Entries —

>> Begin

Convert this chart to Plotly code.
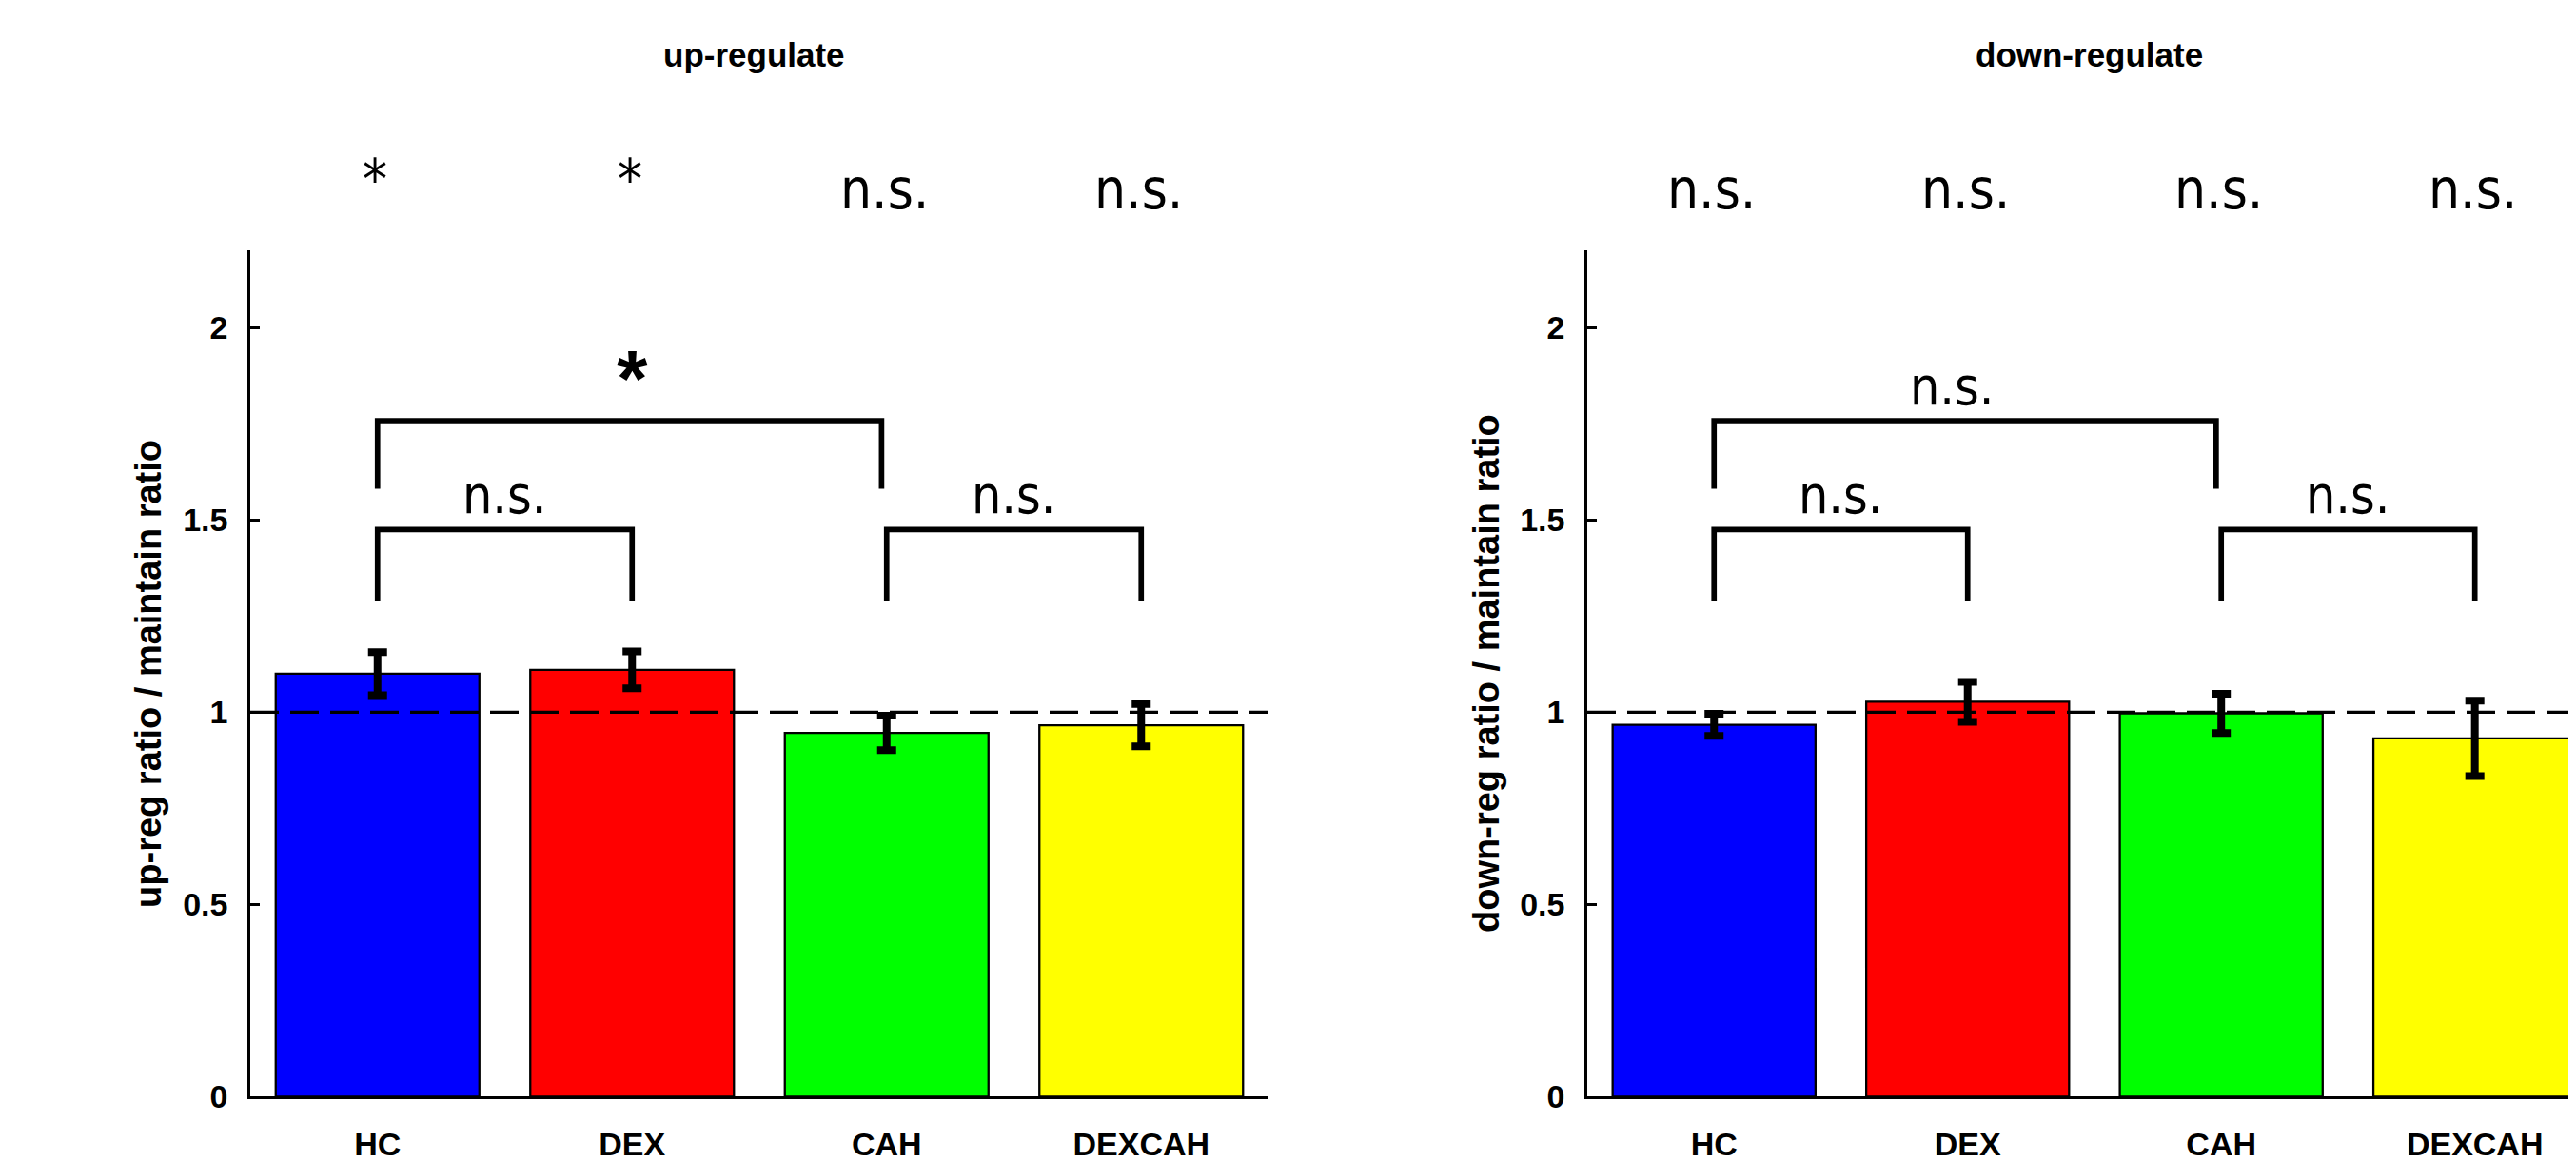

>> End
>> Begin

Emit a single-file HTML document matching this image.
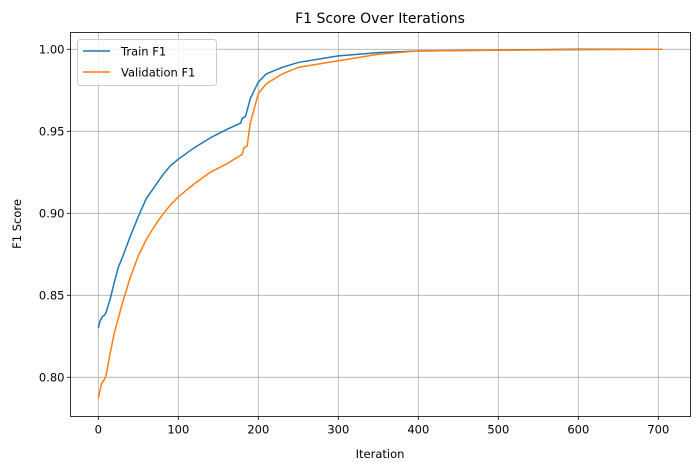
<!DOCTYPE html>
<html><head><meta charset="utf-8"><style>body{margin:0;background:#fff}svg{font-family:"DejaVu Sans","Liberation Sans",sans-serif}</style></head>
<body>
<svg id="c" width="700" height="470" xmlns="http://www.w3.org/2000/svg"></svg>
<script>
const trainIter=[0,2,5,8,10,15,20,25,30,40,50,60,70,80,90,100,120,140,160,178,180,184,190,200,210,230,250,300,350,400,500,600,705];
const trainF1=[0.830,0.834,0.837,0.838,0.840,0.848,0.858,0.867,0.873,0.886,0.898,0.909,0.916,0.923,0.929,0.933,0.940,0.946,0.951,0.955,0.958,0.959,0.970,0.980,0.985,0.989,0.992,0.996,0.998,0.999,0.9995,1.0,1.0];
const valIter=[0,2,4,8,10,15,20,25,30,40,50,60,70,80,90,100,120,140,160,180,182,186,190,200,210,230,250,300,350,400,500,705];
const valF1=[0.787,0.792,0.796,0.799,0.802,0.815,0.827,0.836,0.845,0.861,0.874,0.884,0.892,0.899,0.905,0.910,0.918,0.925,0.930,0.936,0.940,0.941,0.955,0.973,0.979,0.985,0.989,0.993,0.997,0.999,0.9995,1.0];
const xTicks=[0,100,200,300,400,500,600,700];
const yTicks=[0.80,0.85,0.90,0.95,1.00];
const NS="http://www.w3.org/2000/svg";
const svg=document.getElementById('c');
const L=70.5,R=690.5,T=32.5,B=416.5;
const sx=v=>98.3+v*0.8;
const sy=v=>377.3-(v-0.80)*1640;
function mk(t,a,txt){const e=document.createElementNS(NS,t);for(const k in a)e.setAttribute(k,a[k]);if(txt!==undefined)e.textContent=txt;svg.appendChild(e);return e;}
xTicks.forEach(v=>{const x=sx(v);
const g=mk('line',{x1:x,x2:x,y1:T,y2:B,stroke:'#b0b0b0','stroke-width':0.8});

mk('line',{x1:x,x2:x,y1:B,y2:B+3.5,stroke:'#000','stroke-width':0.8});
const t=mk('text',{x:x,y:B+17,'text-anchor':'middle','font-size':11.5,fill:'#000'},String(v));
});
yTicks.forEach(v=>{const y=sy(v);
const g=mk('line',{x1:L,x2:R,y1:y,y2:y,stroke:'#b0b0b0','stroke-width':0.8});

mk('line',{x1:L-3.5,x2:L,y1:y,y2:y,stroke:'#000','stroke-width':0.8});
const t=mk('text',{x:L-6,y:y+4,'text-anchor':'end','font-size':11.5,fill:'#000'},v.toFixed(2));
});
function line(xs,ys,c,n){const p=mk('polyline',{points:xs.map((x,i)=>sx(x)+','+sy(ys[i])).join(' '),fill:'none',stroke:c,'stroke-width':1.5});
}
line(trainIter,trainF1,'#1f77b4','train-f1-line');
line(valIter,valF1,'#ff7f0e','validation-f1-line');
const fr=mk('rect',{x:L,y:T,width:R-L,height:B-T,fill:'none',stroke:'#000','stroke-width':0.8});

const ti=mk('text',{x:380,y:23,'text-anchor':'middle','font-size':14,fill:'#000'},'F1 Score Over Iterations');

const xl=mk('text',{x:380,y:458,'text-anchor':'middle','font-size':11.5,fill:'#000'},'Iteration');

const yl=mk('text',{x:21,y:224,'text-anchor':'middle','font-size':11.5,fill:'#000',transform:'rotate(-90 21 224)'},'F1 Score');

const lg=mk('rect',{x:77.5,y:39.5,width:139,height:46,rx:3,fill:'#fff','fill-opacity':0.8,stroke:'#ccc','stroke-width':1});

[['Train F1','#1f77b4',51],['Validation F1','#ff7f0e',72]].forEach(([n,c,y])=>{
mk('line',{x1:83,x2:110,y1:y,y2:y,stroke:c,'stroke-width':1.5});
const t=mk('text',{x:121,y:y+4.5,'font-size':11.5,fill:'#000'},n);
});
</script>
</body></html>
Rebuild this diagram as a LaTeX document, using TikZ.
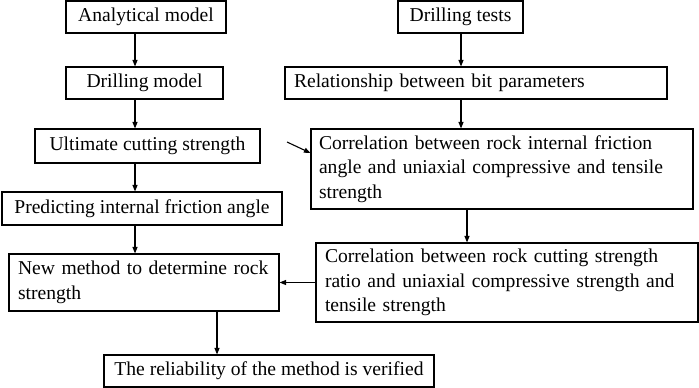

>> End
>> Begin

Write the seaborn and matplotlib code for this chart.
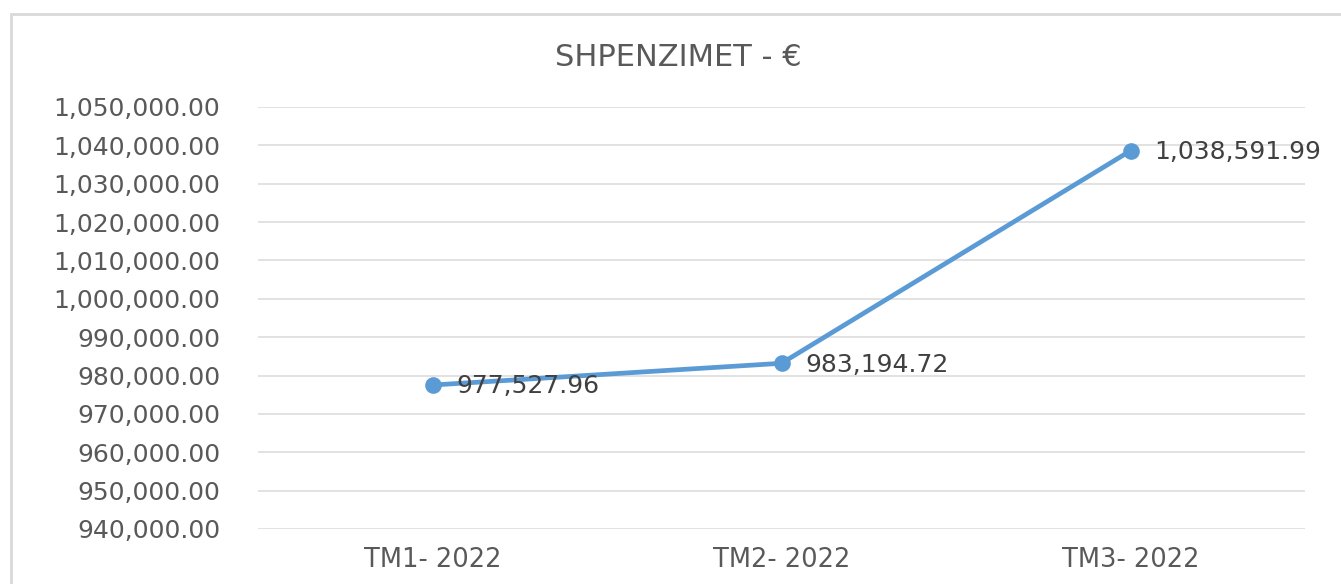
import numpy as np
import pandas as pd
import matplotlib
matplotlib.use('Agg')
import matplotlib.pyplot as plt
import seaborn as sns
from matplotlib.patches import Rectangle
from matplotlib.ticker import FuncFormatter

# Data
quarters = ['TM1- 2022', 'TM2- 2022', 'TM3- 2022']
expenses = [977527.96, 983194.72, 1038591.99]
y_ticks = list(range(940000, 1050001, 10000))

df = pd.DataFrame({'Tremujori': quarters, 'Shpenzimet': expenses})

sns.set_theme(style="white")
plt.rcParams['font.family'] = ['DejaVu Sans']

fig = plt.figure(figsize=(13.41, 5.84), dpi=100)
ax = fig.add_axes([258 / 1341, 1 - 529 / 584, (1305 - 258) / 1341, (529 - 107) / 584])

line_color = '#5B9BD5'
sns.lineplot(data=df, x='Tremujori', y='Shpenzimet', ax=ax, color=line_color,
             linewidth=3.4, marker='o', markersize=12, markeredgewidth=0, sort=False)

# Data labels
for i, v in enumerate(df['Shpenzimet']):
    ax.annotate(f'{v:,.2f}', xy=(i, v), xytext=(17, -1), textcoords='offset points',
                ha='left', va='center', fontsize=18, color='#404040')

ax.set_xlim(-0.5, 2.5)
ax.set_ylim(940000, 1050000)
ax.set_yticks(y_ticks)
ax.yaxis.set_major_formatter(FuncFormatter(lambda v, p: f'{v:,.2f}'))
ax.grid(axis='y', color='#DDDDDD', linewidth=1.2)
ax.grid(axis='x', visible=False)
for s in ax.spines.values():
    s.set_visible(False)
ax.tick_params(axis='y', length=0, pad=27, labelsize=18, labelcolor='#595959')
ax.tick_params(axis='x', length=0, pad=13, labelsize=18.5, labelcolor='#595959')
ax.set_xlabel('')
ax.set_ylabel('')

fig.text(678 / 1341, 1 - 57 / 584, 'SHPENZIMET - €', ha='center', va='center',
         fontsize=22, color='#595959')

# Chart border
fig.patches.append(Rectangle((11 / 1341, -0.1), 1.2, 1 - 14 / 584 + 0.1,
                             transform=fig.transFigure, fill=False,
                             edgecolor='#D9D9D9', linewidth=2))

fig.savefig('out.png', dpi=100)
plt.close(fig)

>> End

Direction —
From the entries above, copy each line holding "document".

Solved exercise —
Emit a single-file HTML document matching this image.
const svg=document.getElementById('c');
function mk(t,a,txt){const e=document.createElementNS(NS,t);for(const k in a)e.setAttribute(k,a[k]);if(txt!==undefined)e.textContent=txt;svg.appendChild(e);return e;}
Rebuild this diagram as a LaTeX document, using TikZ.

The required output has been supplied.